For Reel


Men Are Like That (1930)
July 24, 2012, 1:32 am
Filed under: Reviews | Tags: , ,

Director: Frank Tuttle

The second of four adaptations of George Kelly’s stage play The Show-Off, Men Are Like That stars Hal Skelly as an obnoxious boaster who seeks the approval of his sweetheart, played forgettably by Doris Hill. It is hard to believe that the adaptation is credited to Citizen Kane‘s Herman J. Mankiewicz, as although the screenplay involves the occasional wit, it is utterly formless. Skelly, an accomplished Broadway actor, didn’t have much of a career in Hollywood, making a total of ten films before his life was tragically cut short in 1934 by a train-auto accident.

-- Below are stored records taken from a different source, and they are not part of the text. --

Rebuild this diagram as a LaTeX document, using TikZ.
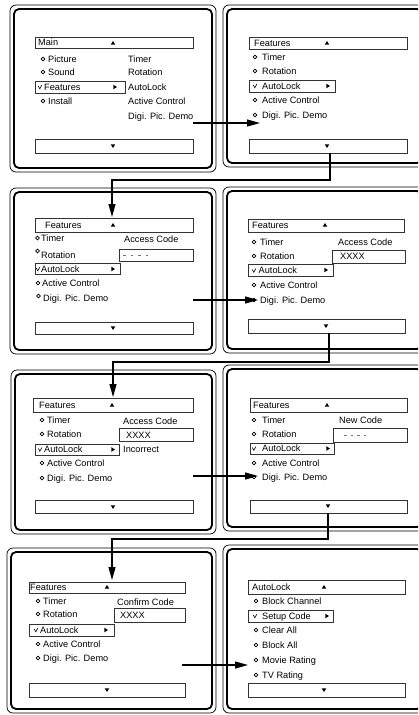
\documentclass[tikz,border=0pt]{standalone}
\usepackage{fontspec}
\setmainfont{Liberation Sans}
\usetikzlibrary{arrows.meta}
\tikzset{
  txt/.style={anchor=base west, inner sep=0pt, font=\fontsize{9.2}{10}\selectfont},
  mbox/.style={draw=black!80, line width=0.8pt},
  conn/.style={line width=1.2pt, -{Triangle[length=13pt,width=7pt]}},
  fout/.style={line width=0.7pt, rounded corners=6pt},
  finn/.style={line width=1.8pt, rounded corners=5pt},
}
\newcommand\tx[4]{\node[txt] (#1) at (#2,#3+3.2) {#4};}
\newcommand\mydia[2]{\draw[line width=0.7pt] (#1-1.8,#2)--(#1,#2-1.8)--(#1+1.8,#2)--(#1,#2+1.8)--cycle;}
\newcommand\mychk[2]{\draw[line width=0.6pt] (#1-1.7,#2-1)--(#1-0.2,#2+1.8)--(#1+1.9,#2-2);}
\newcommand\uptri[2]{\fill (#1-2.3,#2+1.7)--(#1+2.3,#2+1.7)--(#1,#2-2)--cycle;}
\newcommand\dntri[2]{\fill (#1-2.3,#2-1.7)--(#1+2.3,#2-1.7)--(#1,#2+2)--cycle;}
\newcommand\rttri[2]{\fill (#1-1.7,#2-2.3)--(#1-1.7,#2+2.3)--(#1+2,#2)--cycle;}
\newcommand\dashrow[3]{\foreach \k in {0,...,3} {\draw[black!55, line width=0.6pt] (#1+\k*#3,#2)--(#1+\k*#3+2.6,#2);}}
\newcommand\pframe[4]{\draw[fout] (#1,#2) rectangle (#3,#4); \draw[finn] (#1+4,#2+4) rectangle (#3-4,#4-4);}
\begin{document}
\begin{tikzpicture}[x=1pt,y=-1pt]
\useasboundingbox (0,0) rectangle (418,715);
\clip (0,0) rectangle (418,715);
% ---------- frames
\pframe{10}{5}{216}{172}
\pframe{223}{5}{426}{167}
\pframe{10}{188}{216}{354}
\pframe{223}{187}{426}{353}
\pframe{11}{370}{216}{534}
\pframe{223}{365}{426}{531}
\pframe{7}{548}{216}{713}
\pframe{223}{545}{426}{713}

% ---------- panel 1
\draw[mbox] (35,37) rectangle (193,48);
\tx{p1t}{38}{42.5}{Main} \uptri{113}{43}
\mydia{43}{59} \tx{p1a}{48}{59}{Picture}
\mydia{43}{72} \tx{p1b}{48}{72}{Sound}
\draw[mbox] (35,81) rectangle (125,93);
\mychk{40}{87} \tx{p1c}{44}{87}{Features} \rttri{115}{87}
\mydia{43}{101} \tx{p1d}{48}{101}{Install}
\tx{p1e}{128}{59}{Timer}
\tx{p1f}{128}{72}{Rotation}
\tx{p1g}{128}{87}{AutoLock}
\tx{p1h}{128}{101}{Active Control}
\tx{p1i}{128}{116}{Digi. Pic. Demo}
\draw[mbox] (35,139) rectangle (193,153); \dntri{113}{146}

% ---------- panel 2
\draw[mbox] (249,37) rectangle (407,49);
\tx{p2t}{254}{43}{Features} \uptri{327}{43}
\mydia{255}{57} \tx{p2a}{262}{57}{Timer}
\mydia{255}{71} \tx{p2b}{262}{71}{Rotation}
\draw[mbox] (249,80) rectangle (335,92);
\mychk{255}{86} \tx{p2c}{262}{86}{AutoLock} \rttri{328}{86}
\mydia{255}{100} \tx{p2d}{262}{100}{Active Control}
\mydia{255}{115} \tx{p2e}{262}{115}{Digi. Pic. Demo}
\draw[mbox] (249,139) rectangle (407,153); \dntri{327}{146}

% ---------- panel 3
\draw[mbox] (35,218) rectangle (193,232);
\tx{p3t}{45}{225}{Features} \uptri{113}{225}
\mydia{37.5}{238} \tx{p3a}{41}{238}{Timer}
\mydia{37.5}{251} \tx{p3b}{41}{255}{Rotation}
\draw[mbox] (35,263) rectangle (120,274);
\mychk{38}{269} \tx{p3c}{41}{269}{AutoLock} \rttri{113}{269}
\mydia{38}{283} \tx{p3d}{42}{283}{Active Control}
\mydia{38.5}{296} \tx{p3e}{43}{298}{Digi. Pic. Demo}
\tx{p3f}{124}{239}{Access Code}
\draw[mbox] (119,249) rectangle (193,261);
\dashrow{123}{255}{7.5}
\draw[mbox] (35,322) rectangle (193,334); \dntri{113}{328}

% ---------- panel 4
\draw[mbox] (248,219) rectangle (404,232);
\tx{p4t}{252}{225.5}{Features} \uptri{325}{225}
\mydia{254}{242} \tx{p4a}{260}{242}{Timer}
\mydia{254}{256} \tx{p4b}{260}{256}{Rotation}
\draw[mbox] (248,264) rectangle (333,276);
\mychk{254}{270.5} \tx{p4c}{258.5}{270.5}{AutoLock} \rttri{326}{270}
\mydia{254}{285} \tx{p4d}{260}{285}{Active Control}
\mydia{254}{300} \tx{p4e}{260}{300}{Digi. Pic. Demo}
\tx{p4f}{338}{242}{Access Code}
\draw[mbox] (332,250) rectangle (405,263);
\tx{p4g}{340}{256}{XXXX}
\draw[mbox] (248,319) rectangle (405,333); \dntri{326}{326}

% ---------- panel 5
\draw[mbox] (33,398) rectangle (193,412);
\tx{p5t}{39}{405}{Features} \uptri{112}{405}
\mydia{42}{420} \tx{p5a}{47}{420}{Timer}
\mydia{42}{434} \tx{p5b}{47}{434}{Rotation}
\draw[mbox] (35,444) rectangle (119,455);
\mychk{40}{449.5} \tx{p5c}{44}{449.5}{AutoLock} \rttri{113}{449.5}
\mydia{42}{463} \tx{p5d}{47}{463}{Active Control}
\mydia{42}{478} \tx{p5e}{47}{478}{Digi. Pic. Demo}
\tx{p5f}{123}{421}{Access Code}
\draw[mbox] (119,428) rectangle (193,441);
\tx{p5g}{126}{435}{XXXX}
\tx{p5h}{123}{449.5}{Incorrect}
\draw[mbox] (35,500) rectangle (193,513); \dntri{113}{507}

% ---------- panel 6
\draw[mbox] (250,398) rectangle (407,412);
\tx{p6t}{253}{405}{Features} \uptri{327}{405}
\mydia{254}{420} \tx{p6a}{262}{420}{Timer}
\mydia{254}{434} \tx{p6b}{262}{434}{Rotation}
\draw[mbox] (250,443) rectangle (334,454);
\mychk{254}{448.5} \tx{p6c}{262}{448.5}{AutoLock} \rttri{328}{448.5}
\mydia{254}{463} \tx{p6d}{262}{463}{Active Control}
\mydia{254}{477} \tx{p6e}{262}{477}{Digi. Pic. Demo}
\tx{p6f}{339}{420}{New Code}
\draw[mbox] (333,428) rectangle (407,442);
\dashrow{344}{435}{6.5}
\draw[mbox] (250,500) rectangle (407,513); \dntri{328}{506}

% ---------- panel 7
\draw[mbox] (29,582) rectangle (185,593);
\tx{p7t}{30}{587}{Features} \uptri{107}{587}
\mydia{38}{601} \tx{p7a}{43}{601}{Timer}
\mydia{38}{614} \tx{p7b}{43}{614}{Rotation}
\draw[mbox] (29,624) rectangle (114,636);
\mychk{36}{630} \tx{p7c}{40}{630}{AutoLock} \rttri{106}{630}
\mydia{38}{644} \tx{p7d}{43}{644}{Active Control}
\mydia{38}{658} \tx{p7e}{43}{658}{Digi. Pic. Demo}
\tx{p7f}{117}{602}{Confirm Code}
\draw[mbox] (114,608) rectangle (185,622);
\tx{p7g}{120}{615}{XXXX}
\draw[mbox] (29,683) rectangle (185,697); \dntri{107}{690}

% ---------- panel 8
\draw[mbox] (248,580) rectangle (405,594);
\tx{p8t}{252}{587}{AutoLock} \uptri{324}{587}
\mydia{256}{601} \tx{p8a}{262}{601}{Block Channel}
\draw[mbox] (248,610) rectangle (333,622);
\mychk{255}{616} \tx{p8b}{262}{616}{Setup Code} \rttri{327}{616}
\mydia{256}{630} \tx{p8c}{262}{630}{Clear All}
\mydia{256}{645} \tx{p8d}{262}{645}{Block All}
\mydia{256}{660} \tx{p8e}{262}{660}{Movie Rating}
\mydia{256}{675} \tx{p8f}{262}{675}{TV Rating}
\draw[mbox] (248,683) rectangle (405,697); \dntri{324}{690}

% ---------- connectors
\coordinate (h1s) at (193,123); \coordinate (h1e) at (260,123);
\coordinate (h2s) at (193,300); \coordinate (h2e) at (258,300);
\coordinate (h3s) at (193,476); \coordinate (h3e) at (258,476);
\coordinate (h4s) at (182,665); \coordinate (h4e) at (248,665);
\draw[conn] (h1s) -- (h1e);
\draw[conn] (h2s) -- (h2e);
\draw[conn] (h3s) -- (h3e);
\draw[conn] (h4s) -- (h4e);
\coordinate (v1s) at (330,153); \coordinate (v1m) at (112,180); \coordinate (v1e) at (112,217);
\coordinate (v2s) at (329,333); \coordinate (v2m) at (113,362); \coordinate (v2e) at (113,397);
\coordinate (v3s) at (328,513); \coordinate (v3m) at (112,539); \coordinate (v3e) at (112,580);
\draw[conn] (v1s) |- (v1m) -- (v1e);
\draw[conn] (v2s) |- (v2m) -- (v2e);
\draw[conn] (v3s) |- (v3m) -- (v3e);
\end{tikzpicture}
\end{document}
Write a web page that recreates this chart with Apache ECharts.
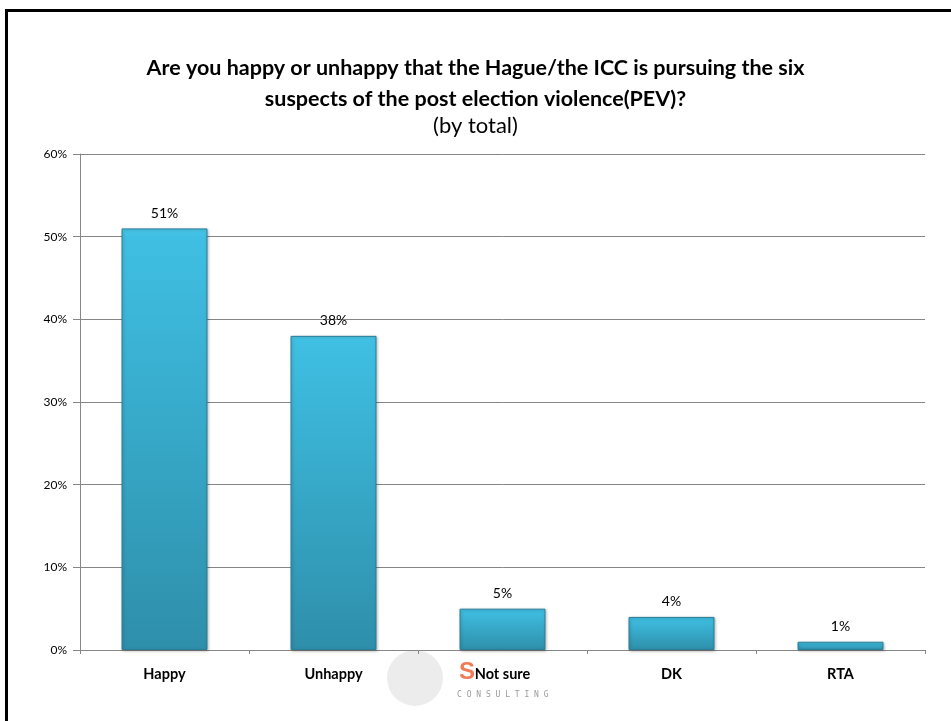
<!DOCTYPE html>
<html><head><meta charset="utf-8">
<script src="https://cdn.jsdelivr.net/npm/echarts@6/dist/echarts.min.js"></script>
<style>html,body{margin:0;padding:0;background:#fff}#c{width:951px;height:721px}</style>
</head><body><div id="c"></div>
<script>
const categories = ["Happy", "Unhappy", "Not sure", "DK", "RTA"];
const values = [51, 38, 5, 4, 1];
const yTicks = [0, 10, 20, 30, 40, 50, 60];

const chart = echarts.init(document.getElementById('c'));
const fam = 'Lato, "Open Sans", sans-serif';
chart.setOption({
  animation: false,
  title: [{
    text: 'Are you happy or unhappy that the Hague/the ICC is pursuing the six\nsuspects of the post election violence(PEV)?',
    left: 'center', top: 48,
    textStyle: {fontFamily: fam, fontWeight: 'bold', fontSize: 21.5, color: '#000', lineHeight: 31}
  }, {
    text: '(by total)', left: 'center', top: 110,
    textStyle: {fontFamily: fam, fontWeight: 'normal', fontSize: 22, color: '#000'}
  }],
  graphic: [
    {type: 'line', shape: {x1: 6.5, y1: 10, x2: 6.5, y2: 721}, style: {stroke: '#000', lineWidth: 3}},
    {type: 'line', shape: {x1: 5, y1: 10.5, x2: 951, y2: 10.5}, style: {stroke: '#000', lineWidth: 3}},
    {type: 'circle', shape: {cx: 415, cy: 678, r: 28}, z: -2, style: {fill: 'rgba(150,150,150,0.18)'}},
    {type: 'text', left: 459, top: 660, z: -1, style: {text: 'S', font: 'bold 24px "Liberation Sans"', fill: '#F0643A', opacity: 0.85}},
    {type: 'text', left: 457, top: 691, z: -1, style: {text: 'C O N S U L T I N G', font: '8px "DejaVu Sans Mono"', fill: '#9a9a9a'}}
  ],
  grid: {left: 80, right: 26, top: 154, bottom: 71},
  xAxis: {
    type: 'category', data: categories,
    axisLine: {lineStyle: {color: '#868686'}},
    axisTick: {show: true, length: 4, lineStyle: {color: '#868686'}},
    axisLabel: {fontFamily: fam, fontWeight: 'bold', fontSize: 14.5, color: '#000', margin: 17}
  },
  yAxis: {
    type: 'value', min: 0, max: 60, interval: 10,
    axisLine: {show: true, lineStyle: {color: '#868686'}},
    axisTick: {show: true, length: 7, lineStyle: {color: '#868686'}},
    splitLine: {lineStyle: {color: '#868686'}},
    axisLabel: {fontFamily: fam, fontSize: 12, color: '#000', margin: 13,
      formatter: v => yTicks.includes(v) ? v + '%' : ''}
  },
  series: [{
    type: 'bar', data: values, barWidth: 86,
    itemStyle: {
      color: new echarts.graphic.LinearGradient(0, 0, 0, 1, [
        {offset: 0, color: '#4AC8EA'},
        {offset: 0.02, color: '#3FBFE3'},
        {offset: 1, color: '#2E8FAA'}
      ]),
      borderColor: '#2A7E98', borderWidth: 1,
      shadowColor: 'rgba(0,0,0,0.25)', shadowBlur: 3, shadowOffsetX: 1, shadowOffsetY: 1
    },
    label: {show: true, position: 'top', distance: 8, fontFamily: fam, fontSize: 14, color: '#000',
      formatter: p => p.value + '%'}
  }]
});
</script></body></html>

This early talkie is a poor showcase of what talents he did have – though his character is wrought to be a blowhard, Skelly guffaws his way through a completely unrealized performance, drifting between theatrical comedy and every-man pathos gracelessly. The film’s best moments are in its early-goings, with scenes between Skelly and Hill suggesting the gender politics of the era and how emasculated a man felt had he not been able to care for his lover. As the picture goes on, however, the script loses sight of the formative relationship entirely, meandering its way through a terribly dull legal case. Spencer Tracy and Red Skelton would reinterpret the role under the original title of The Show Off in 1934 and 1948, respectively.